**Set exercise**. Starting at the first line of the listing below, repeat each line up to and including the one containing "(camlbl) at (1061,692)". Leave out pictures.
## Start
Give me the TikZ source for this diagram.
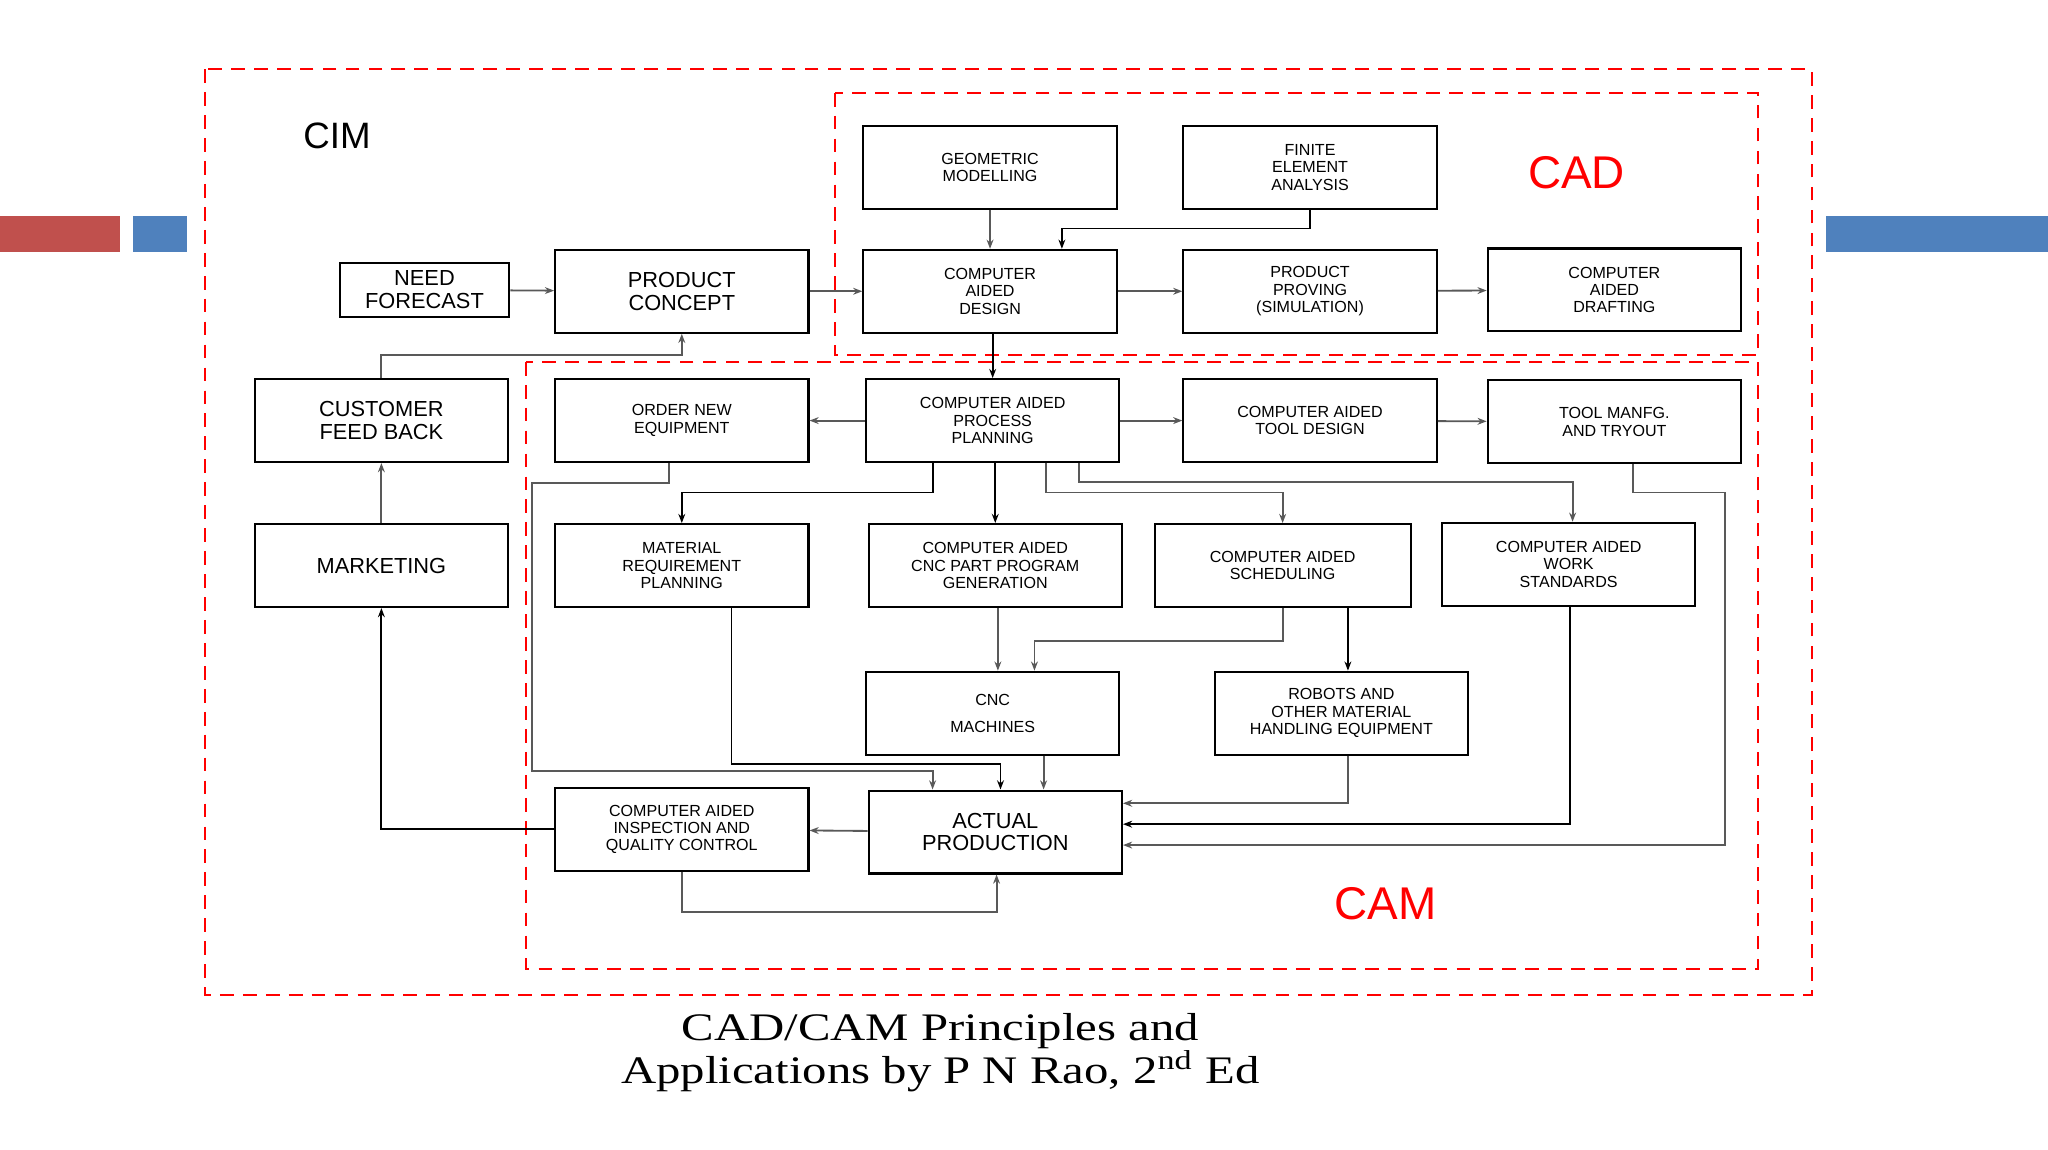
\documentclass[tikz,border=0pt]{standalone}
\usepackage{fontspec}
\setmainfont{Liberation Sans}
\newfontfamily\capfont{Liberation Serif}
\usetikzlibrary{positioning,arrows.meta}
\definecolor{barred}{HTML}{C0504D}
\definecolor{barblue}{HTML}{4F81BD}

\begin{document}
\begin{tikzpicture}[x=0.02cm,y=-0.02cm,
    box/.style={rectangle,draw=black,line width=0.9pt,fill=white,align=center,
      minimum width=3.88cm,minimum height=1.27cm,inner sep=1pt,
      font=\fontsize{7}{7.6}\selectfont},
    bigbox/.style={box,font=\fontsize{9.5}{10}\selectfont},
    arrow/.style={-{Stealth[length=4pt,width=3pt]},line width=0.8pt,gray!70!black},
    zone/.style={draw=red,dashed,dash pattern=on 6pt off 4pt,line width=0.9pt},
    zonelabel/.style={text=red,font=\fontsize{20}{20}\selectfont}
    ]
    \useasboundingbox (0,0) rectangle (1568,880);
    \fill[barred] (0,165) rectangle (92,193);
    \fill[barblue] (102,165) rectangle (143,193);
    \fill[barblue] (1398,165) rectangle (1568,193);

    % dashed regions
    \draw[zone] (157,53) rectangle (1387,762);
    \draw[zone] (639,71) rectangle (1346,272);
    \draw[zone] (403,277) rectangle (1346,742);
    \node[font=\fontsize{16}{16}\selectfont] (cim) at (258,104) {CIM};
    \node[zonelabel] (cadlbl) at (1207,132) {CAD};
    \node[zonelabel] (camlbl) at (1061,692) {CAM};

    % boxes
    \node[box] (gm) at (758,128) {GEOMETRIC\\MODELLING};
    \node[box] (fea) at (1003,128) {FINITE\\ELEMENT\\ANALYSIS};
    \node[bigbox,minimum width=2.6cm,minimum height=0.84cm] (need) at (325,222) {NEED\\FORECAST};
    \node[bigbox] (pc) at (522,223) {PRODUCT\\CONCEPT};
    \node[box] (cad) at (758,223) {COMPUTER\\AIDED\\DESIGN};
    \node[box] (pp) at (1003,223) {PRODUCT\\PROVING\\(SIMULATION)};
    \node[box] (cadd) at (1236,222) {COMPUTER\\AIDED\\DRAFTING};
    \node[bigbox] (cfb) at (292,322) {CUSTOMER\\FEED BACK};
    \node[box] (one) at (522,322) {ORDER NEW\\EQUIPMENT};
    \node[box] (capp) at (760,322) {COMPUTER AIDED\\PROCESS\\PLANNING};
    \node[box] (ctd) at (1003,322) {COMPUTER AIDED\\TOOL DESIGN};
    \node[box] (tmf) at (1236,323) {TOOL MANFG.\\AND TRYOUT};
    \node[bigbox] (mkt) at (292,433) {MARKETING};
    \node[box] (mrp) at (522,433) {MATERIAL\\REQUIREMENT\\PLANNING};
    \node[box] (cnp) at (762,433) {COMPUTER AIDED\\CNC PART PROGRAM\\GENERATION};
    \node[box,minimum width=3.92cm] (sch) at (982,433) {COMPUTER AIDED\\SCHEDULING};
    \node[box] (cws) at (1201,432) {COMPUTER AIDED\\WORK\\STANDARDS};
    \node[box] (cnc) at (760,546) {CNC\\[4pt]MACHINES};
    \node[box] (rob) at (1027,546) {ROBOTS AND\\OTHER MATERIAL\\HANDLING EQUIPMENT};
    \node[box] (qc) at (522,635) {COMPUTER AIDED\\INSPECTION AND\\QUALITY CONTROL};
    \node[bigbox] (ap) at (762,637) {ACTUAL\\PRODUCTION};

    % connectors
    \draw[arrow] (gm) -- (cad);
    \draw[arrow,black] (fea.south) |- (813,175) -- (cad.north -| 813,0);
    \draw[arrow] (need) -- (pc);
    \draw[arrow] (pc) -- (cad);
    \draw[arrow] (cad) -- (pp);
    \draw[arrow] (pp) -- (cadd);
    \draw[arrow,black] (cad.south -| 760,0) -- (capp);
    \draw[arrow] (cfb.north) |- (522,272) -- (pc.south);
    \draw[arrow] (capp) -- (one);
    \draw[arrow] (capp) -- (ctd);
    \draw[arrow] (ctd) -- (tmf);
    \draw[arrow] (mkt) -- (cfb);
    \draw[arrow,black] (capp.south -| 714,0) |- (522,377) -- (mrp.north);
    \draw[arrow,black] (capp.south -| 762,0) -- (cnp.north -| 762,0);
    \draw[arrow] (capp.south -| 801,0) |- (982,377) -- (sch.north);
    \draw[arrow] (capp.south -| 826,0) |- (1204,369) -- (cws.north -| 1204,0);
    \draw[arrow] (cnp.south -| 764,0) -- (cnc.north -| 764,0);
    \draw[arrow] (sch.south) |- (792,491) -- (cnc.north -| 792,0);
    \draw[arrow,black] (sch.south -| 1032,0) -- (rob.north -| 1032,0);
    \draw[arrow] (one.south -| 512,0) |- (407,370) |- (714,590) -- (ap.north -| 714,0);
    \draw[arrow,black] (mrp.south -| 560,0) |- (766,585) -- (ap.north -| 766,0);
    \draw[arrow] (cnc.south -| 799,0) -- (ap.north -| 799,0);
    \draw[arrow] (rob.south -| 1032,0) |- (ap.east |- 0,615);
    \draw[arrow,black] (cws.south -| 1202,0) |- (ap.east |- 0,631);
    \draw[arrow] (tmf.south -| 1250,0) |- (1321,377) |- (ap.east |- 0,647);
    \draw[arrow] (ap) -- (qc);
    \draw[arrow] (qc.south) |- (763,698) -- (ap.south -| 763,0);
    \draw[arrow,black] (qc.west) -| (mkt.south);

    % caption
    \node[font=\capfont\fontsize{17}{19}\selectfont,align=center,xscale=1.25] (src) at (720,806)
      {CAD/CAM Principles and\\Applications by P N Rao, 2\textsuperscript{nd} Ed};
\end{tikzpicture}
\end{document}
## End
**Worked answer**.
Give me the TikZ source for this diagram.
\documentclass[tikz,border=0pt]{standalone}
\usepackage{fontspec}
\setmainfont{Liberation Sans}
\newfontfamily\capfont{Liberation Serif}
\usetikzlibrary{positioning,arrows.meta}
\definecolor{barred}{HTML}{C0504D}
\definecolor{barblue}{HTML}{4F81BD}

\begin{document}
\begin{tikzpicture}[x=0.02cm,y=-0.02cm,
    box/.style={rectangle,draw=black,line width=0.9pt,fill=white,align=center,
      minimum width=3.88cm,minimum height=1.27cm,inner sep=1pt,
      font=\fontsize{7}{7.6}\selectfont},
    bigbox/.style={box,font=\fontsize{9.5}{10}\selectfont},
    arrow/.style={-{Stealth[length=4pt,width=3pt]},line width=0.8pt,gray!70!black},
    zone/.style={draw=red,dashed,dash pattern=on 6pt off 4pt,line width=0.9pt},
    zonelabel/.style={text=red,font=\fontsize{20}{20}\selectfont}
    ]
    \useasboundingbox (0,0) rectangle (1568,880);
    \fill[barred] (0,165) rectangle (92,193);
    \fill[barblue] (102,165) rectangle (143,193);
    \fill[barblue] (1398,165) rectangle (1568,193);

    % dashed regions
    \draw[zone] (157,53) rectangle (1387,762);
    \draw[zone] (639,71) rectangle (1346,272);
    \draw[zone] (403,277) rectangle (1346,742);
    \node[font=\fontsize{16}{16}\selectfont] (cim) at (258,104) {CIM};
    \node[zonelabel] (cadlbl) at (1207,132) {CAD};
    \node[zonelabel] (camlbl) at (1061,692) {CAM};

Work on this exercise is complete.